Developed for sickle cell and beta thalassemia, CRISPR and Vertex’s medicine builds on the long history of stem cell transplantation, using the gene editing technique to modify a patient’s own stem cells in a laboratory, or ex vivo.
An approval would represent a remarkable achievement for a field catalyzed by scientific breakthroughs made just a decade ago. Already, developers have moved quickly to explore gene editing directly inside the body, or in vivo. Intellia Therapeutics, for one, has reported clinical trial results for CRISPR medicines used in vivo to treat two rare genetic diseases.
But in the U.S., there are some signs of caution from the FDA when it comes to in vivo gene editing. The agency has put on hold a study by Verve Therapeutics that uses a newer iteration of CRISPR-based gene editing inside the body, for example.

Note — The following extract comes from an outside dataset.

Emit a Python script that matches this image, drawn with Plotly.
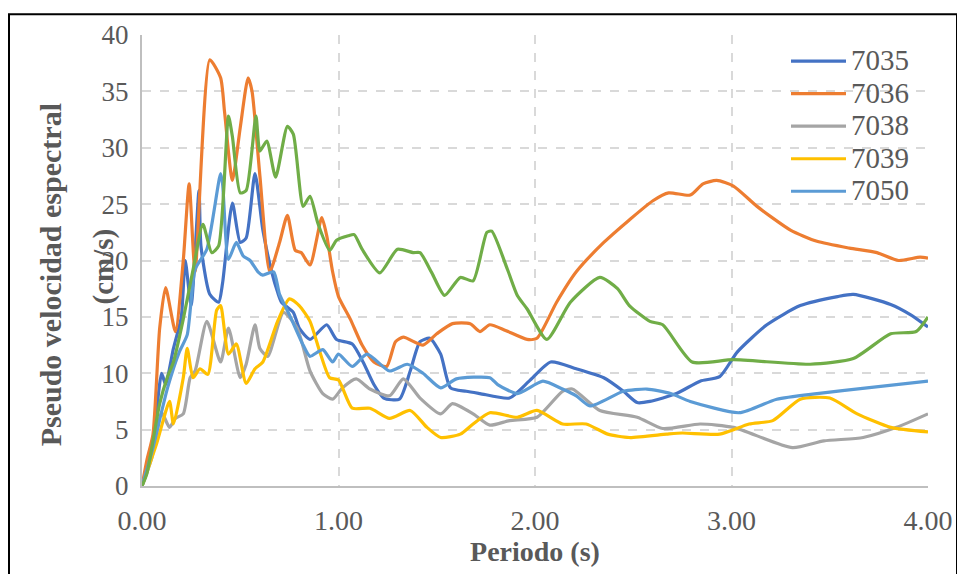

Safety is of paramount concern when editing genes, both because of the theoretical potential for off-target changes to DNA and the permanence of such modifications.
“Regulatory agencies quite rightly should be cautious,” said Editas CEO Gilmore O’Neill. “That is their job. I think it is our job to make sure that, as we advance our new technologies — and advancing in vivo is an example — we need to be very rigorous about our approach to managing risk.” (Editas is now prioritizing in vivo gene editing.)

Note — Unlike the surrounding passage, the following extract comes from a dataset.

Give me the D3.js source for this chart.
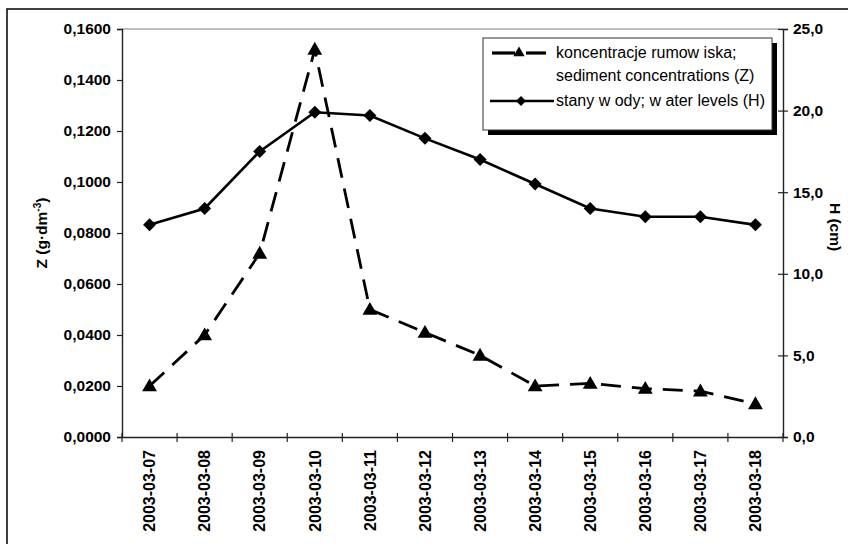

Still, the go-slow approach contrasts somewhat with outside the U.S., where Intellia is conducting its studies and Verve has begun human testing of its medicine.

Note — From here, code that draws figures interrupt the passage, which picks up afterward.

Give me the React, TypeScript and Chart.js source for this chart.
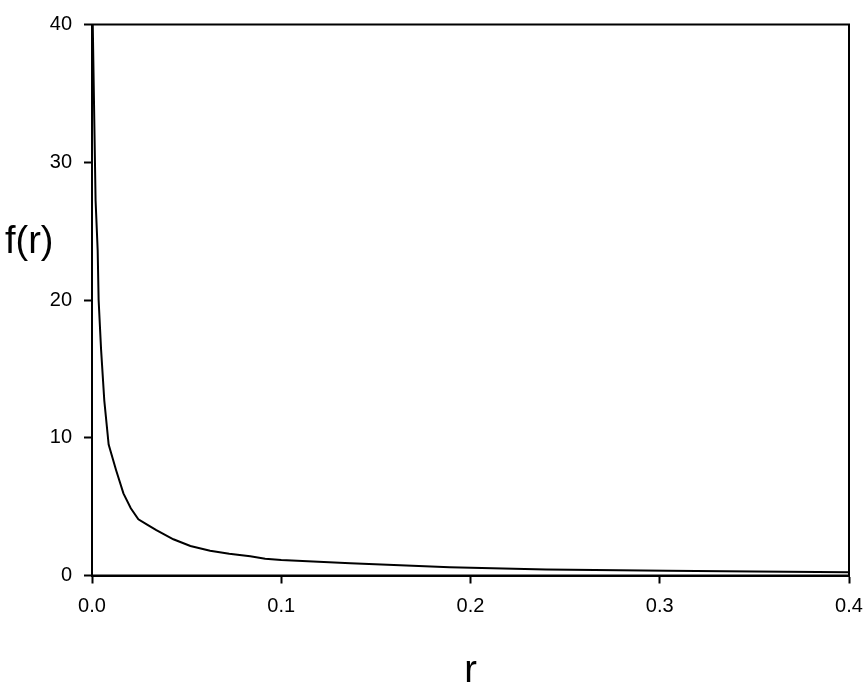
import React, { useEffect, useRef } from "react";
import { Chart, registerables } from "chart.js";

Chart.register(...registerables);

const rValues = [0.0004, 0.0012, 0.0019, 0.003, 0.0035, 0.0048, 0.0065, 0.0088, 0.0127, 0.0166, 0.0205, 0.0245, 0.0289, 0.034, 0.043, 0.052, 0.0624, 0.0725, 0.0836, 0.0915, 0.1, 0.1365, 0.189, 0.24, 0.304, 0.35, 0.4];
const fValues = [40, 33.1, 27.2, 23.6, 20.0, 16.4, 12.7, 9.5, 7.66, 5.96, 4.88, 4.08, 3.71, 3.3, 2.63, 2.14, 1.8, 1.58, 1.4, 1.22, 1.12, 0.89, 0.6, 0.43, 0.35, 0.29, 0.23];
const xTicks = [0, 0.1, 0.2, 0.3, 0.4];
const yTicks = [0, 10, 20, 30, 40];
const xTitle = "r";
const yTitle = "f(r)";

const FONT = 'Arial, "Liberation Sans", sans-serif';

export default function App() {
  const ref = useRef<HTMLCanvasElement>(null);

  useEffect(() => {
    if (!ref.current) return;
    const framePlugin = {
      id: "frameAndTitles",
      afterDraw(chart: any) {
        const { ctx, chartArea: a } = chart;
        ctx.save();
        ctx.strokeStyle = "#000";
        ctx.lineWidth = 2;
        ctx.strokeRect(a.left, a.top, a.right - a.left, a.bottom - a.top);
        ctx.fillStyle = "#000";
        ctx.font = `38px ${FONT}`;
        ctx.textBaseline = "alphabetic";
        ctx.textAlign = "left";
        ctx.fillText(yTitle, 5, 253);
        ctx.textAlign = "center";
        ctx.fillText(xTitle, (a.left + a.right) / 2, 682);
        ctx.restore();
      },
    };

    const chart = new Chart(ref.current, {
      type: "scatter",
      data: {
        datasets: [
          {
            data: rValues.map((r, i) => ({ x: r, y: fValues[i] })),
            showLine: true,
            borderColor: "#000",
            borderWidth: 2,
            pointRadius: 0,
            tension: 0,
            fill: false,
          },
        ],
      },
      options: {
        animation: false,
        responsive: false,
        layout: { padding: { top: 24.5, right: 17, left: 0, bottom: 0 } },
        plugins: { legend: { display: false }, tooltip: { enabled: false } },
        scales: {
          x: {
            type: "linear",
            min: 0,
            max: 0.4,
            afterBuildTicks: (s: any) => {
              s.ticks = xTicks.map((v) => ({ value: v }));
            },
            afterFit: (s: any) => {
              s.height = 111.5;
              s.paddingLeft = 0;
              s.paddingRight = 0;
            },
            grid: { drawOnChartArea: false, drawTicks: true, tickLength: 8, tickWidth: 2, tickColor: "#000" },
            border: { display: true, color: "#000", width: 2 },
            ticks: {
              color: "#000",
              font: { family: FONT, size: 20 },
              padding: 11,
              maxRotation: 0,
              callback: (v: any) => Number(v).toFixed(1),
            },
          },
          y: {
            type: "linear",
            min: 0,
            max: 40,
            afterBuildTicks: (s: any) => {
              s.ticks = yTicks.map((v) => ({ value: v }));
            },
            afterFit: (s: any) => {
              s.width = 92;
              s.paddingTop = 0;
              s.paddingBottom = 0;
            },
            grid: { drawOnChartArea: false, drawTicks: true, tickLength: 8, tickWidth: 2, tickColor: "#000" },
            border: { display: true, color: "#000", width: 2 },
            ticks: {
              color: "#000",
              font: { family: FONT, size: 20 },
              padding: 12,
              callback: (v: any) => String(v),
            },
          },
        },
      },
      plugins: [framePlugin],
    });
    return () => chart.destroy();
  }, []);

  return (
    <div style={{ position: "absolute", left: 0, top: 0, width: 866, height: 687, background: "#fff" }}>
      <canvas ref={ref} width={866} height={687} />
    </div>
  );
}
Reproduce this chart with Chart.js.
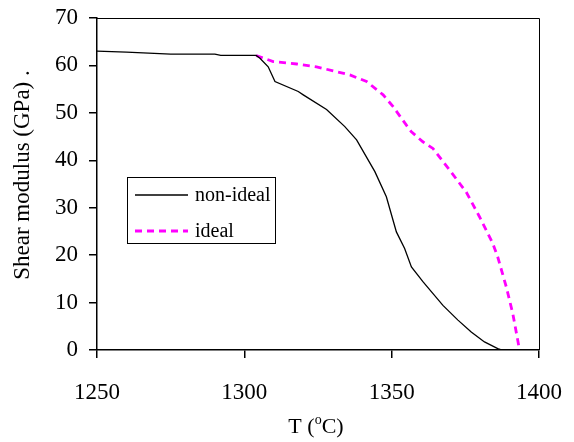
<!DOCTYPE html>
<html><head><meta charset="utf-8">
<script src="https://cdn.jsdelivr.net/npm/chart.js@4/dist/chart.umd.min.js"></script>
<style>html,body{margin:0;padding:0;background:#fff}#wrap{width:574px;height:442px}</style>
</head><body><div id="wrap"><canvas id="c" width="574" height="442"></canvas></div>
<script>
const nonIdealT = [1250,1260,1275,1290,1292,1304,1305.3,1308.1,1310.4,1318.3,1320,1327.9,1334.1,1338.1,1344.3,1348.2,1351.6,1354.4,1356.7,1360.6,1367.4,1372.5,1377,1381.5,1386,1387.5];
const nonIdealG = [63.0,62.8,62.4,62.4,62.1,62.1,61.5,59.7,56.6,54.5,53.8,50.7,47.1,44.3,37.6,32.3,24.9,21.4,17.5,14.4,9.4,6.3,3.8,1.7,0.3,0];
const idealT = [1304,1309.8,1317.8,1324.5,1335.8,1341.5,1347.1,1350.5,1355,1356.7,1360.6,1364,1369.7,1375.3,1379.8,1384.3,1386,1388.9,1391.1,1393.4];
const idealG = [62.1,60.8,60.3,59.7,58.0,56.6,53.8,51.3,47.4,46.0,43.9,42.5,37.9,33.3,28.1,22.5,19.6,13.3,7.7,0];
const xTicks = [1250,1300,1350,1400];
const yTicks = [0,10,20,30,40,50,60,70];
const seriesNames = ['non-ideal','ideal'];

const FONT = '"Liberation Serif","Times New Roman",serif';
const pts = (xs, ys) => xs.map((x,i)=>({x, y: ys[i]}));

const decor = {
  id: 'decor',
  afterDraw(chart) {
    const ctx = chart.ctx, a = chart.chartArea;
    ctx.save();
    ctx.strokeStyle = '#000';
    ctx.lineWidth = 1;
    ctx.beginPath();
    ctx.moveTo(a.left, a.top + 0.5); ctx.lineTo(a.right + 0.5, a.top + 0.5); ctx.lineTo(a.right + 0.5, a.bottom);
    ctx.stroke();
    // y title
    ctx.fillStyle = '#000';
    ctx.font = '23px ' + FONT;
    ctx.textAlign = 'center'; ctx.textBaseline = 'middle';
    ctx.save();
    ctx.translate(23, 175);
    ctx.rotate(-Math.PI / 2);
    ctx.fillText('Shear modulus (GPa) .', 0, 0);
    ctx.restore();
    // x title with superscript
    const base = 433;
    ctx.textBaseline = 'alphabetic'; ctx.textAlign = 'left';
    const p1 = 'T (', p3 = 'C)';
    ctx.font = '22px ' + FONT; const w1 = ctx.measureText(p1).width;
    ctx.font = '14px ' + FONT; const w2 = ctx.measureText('o').width;
    ctx.font = '22px ' + FONT; const w3 = ctx.measureText(p3).width;
    let x0 = 316 - (w1 + w2 + w3) / 2;
    ctx.fillText(p1, x0, base);
    ctx.font = '14px ' + FONT; ctx.fillText('o', x0 + w1, base - 9);
    ctx.font = '22px ' + FONT; ctx.fillText(p3, x0 + w1 + w2, base);
    // legend
    const lx = 127.5, ly = 177.5, lw = 148, lh = 66;
    ctx.fillStyle = '#fff'; ctx.fillRect(lx, ly, lw, lh);
    ctx.strokeStyle = '#000'; ctx.lineWidth = 1; ctx.strokeRect(lx, ly, lw, lh);
    const ds = chart.data.datasets;
    const rows = [195, 231];
    ds.forEach((d, i) => {
      ctx.beginPath();
      ctx.strokeStyle = d.borderColor; ctx.lineWidth = d.borderWidth;
      ctx.setLineDash(d.borderDash || []);
      ctx.moveTo(135, rows[i]); ctx.lineTo(188, rows[i]); ctx.stroke();
      ctx.setLineDash([]);
      ctx.fillStyle = '#000'; ctx.font = '20px ' + FONT;
      ctx.textBaseline = 'middle'; ctx.textAlign = 'left';
      ctx.fillText(d.label, 195, rows[i] + 1);
    });
    ctx.restore();
  }
};

new Chart(document.getElementById('c'), {
  type: 'line',
  data: {
    datasets: [
      { label: seriesNames[0], data: pts(nonIdealT, nonIdealG), borderColor: '#000', borderWidth: 1.3, pointRadius: 0, fill: false, tension: 0 },
      { label: seriesNames[1], data: pts(idealT, idealG), borderColor: '#FF00FF', borderWidth: 2.8, borderDash: [7,5], pointRadius: 0, fill: false, tension: 0 }
    ]
  },
  options: {
    responsive: false, animation: false,
    layout: { padding: { left: 0, top: 18, right: 35, bottom: 0 } },
    plugins: { legend: { display: false }, tooltip: { enabled: false } },
    scales: {
      x: {
        type: 'linear', min: 1250, max: 1400,
        afterFit(s) { s.height = 92; s.paddingLeft = 0; s.paddingRight = 0; },
        afterBuildTicks(s) { s.ticks = xTicks.map(v => ({ value: v })); },
        grid: { drawOnChartArea: false, drawTicks: true, tickLength: 8, color: '#000', lineWidth: 1.5 },
        border: { display: true, color: '#000', width: 1.5 },
        ticks: { color: '#000', font: { family: FONT, size: 23 }, padding: 21, maxRotation: 0, callback: v => String(v) }
      },
      y: {
        min: 0, max: 70,
        afterFit(s) { s.width = 97; s.paddingTop = 0; s.paddingBottom = 0; },
        afterBuildTicks(s) { s.ticks = yTicks.map(v => ({ value: v })); },
        grid: { drawOnChartArea: false, drawTicks: true, tickLength: 8, color: '#000', lineWidth: 1.5 },
        border: { display: true, color: '#000', width: 1.5 },
        ticks: { color: '#000', font: { family: FONT, size: 23 }, padding: 11, callback: v => String(v) }
      }
    }
  },
  plugins: [decor]
});
</script></body></html>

“We're the first in front of the agency with this kind of product,” said Verve CEO Sek Kathiresan, referring to a base editing medicine in a January interview. “So we're really working it out in real time with them in terms of regulatory expectations for this product."
Kathiresan noted Verve is working through the FDA’s questions following the study hold and said “it’s a matter of when, not if” it can address the agency’s questions.
Can the business model work for ultra-rare conditions?
Many genetic disorders being targeted by gene therapy developers are uncommon, affecting several thousand or a few hundreds of people in a given country. Others are rarer still, found in only a few dozen individuals or even just one or two people — conditions sometimes referred to as “n of one” diseases.
For many of these conditions, the promise of genetic medicines can be great. Treatments for several types of severe combined immunodeficiency, for instance, could be curative. But, despite developing powerfully effective treatments, drugmakers have backed off, deprioritizing SCID gene therapies.
Even the prospect of being able to price treatments in the millions of dollars might not be enough, if companies need to spend much more to collect the needed evidence and can only treat a few patients.
“When you’re talking about dozens of patients, it is tricky to think through how you can capture the appropriate value to the patient,” said ARM’s Hunt. “That has been hard and will be tricky in the future.”
A down market in biotech makes the financial calculus even harder, potentially forcing companies to prioritize projects with greater chances of earning a return on investment.
It’s a problem that regulators are watching, too.
“We’re not going to find enough philanthropic groups to foot the bill for gene therapies for the hundreds upon hundreds of different diseases that need to be addressed,” said Peter Marks, head of the FDA’s CBER, at a conference in October.
“We’re gonna have to find a way to make this commercially viable so that industry can find a way forward towards this.”
He put forward a few proposals for how his agency could lower hurdles for developing therapies for ultra-rare diseases, such as using data from one application to speed review of others using the same technology.
Meanwhile, in the U.S., Bluebird will put the model to the test. It expects to treat only 10 patients a year with its newly approved gene therapy Skysona, for a rare childhood brain disease.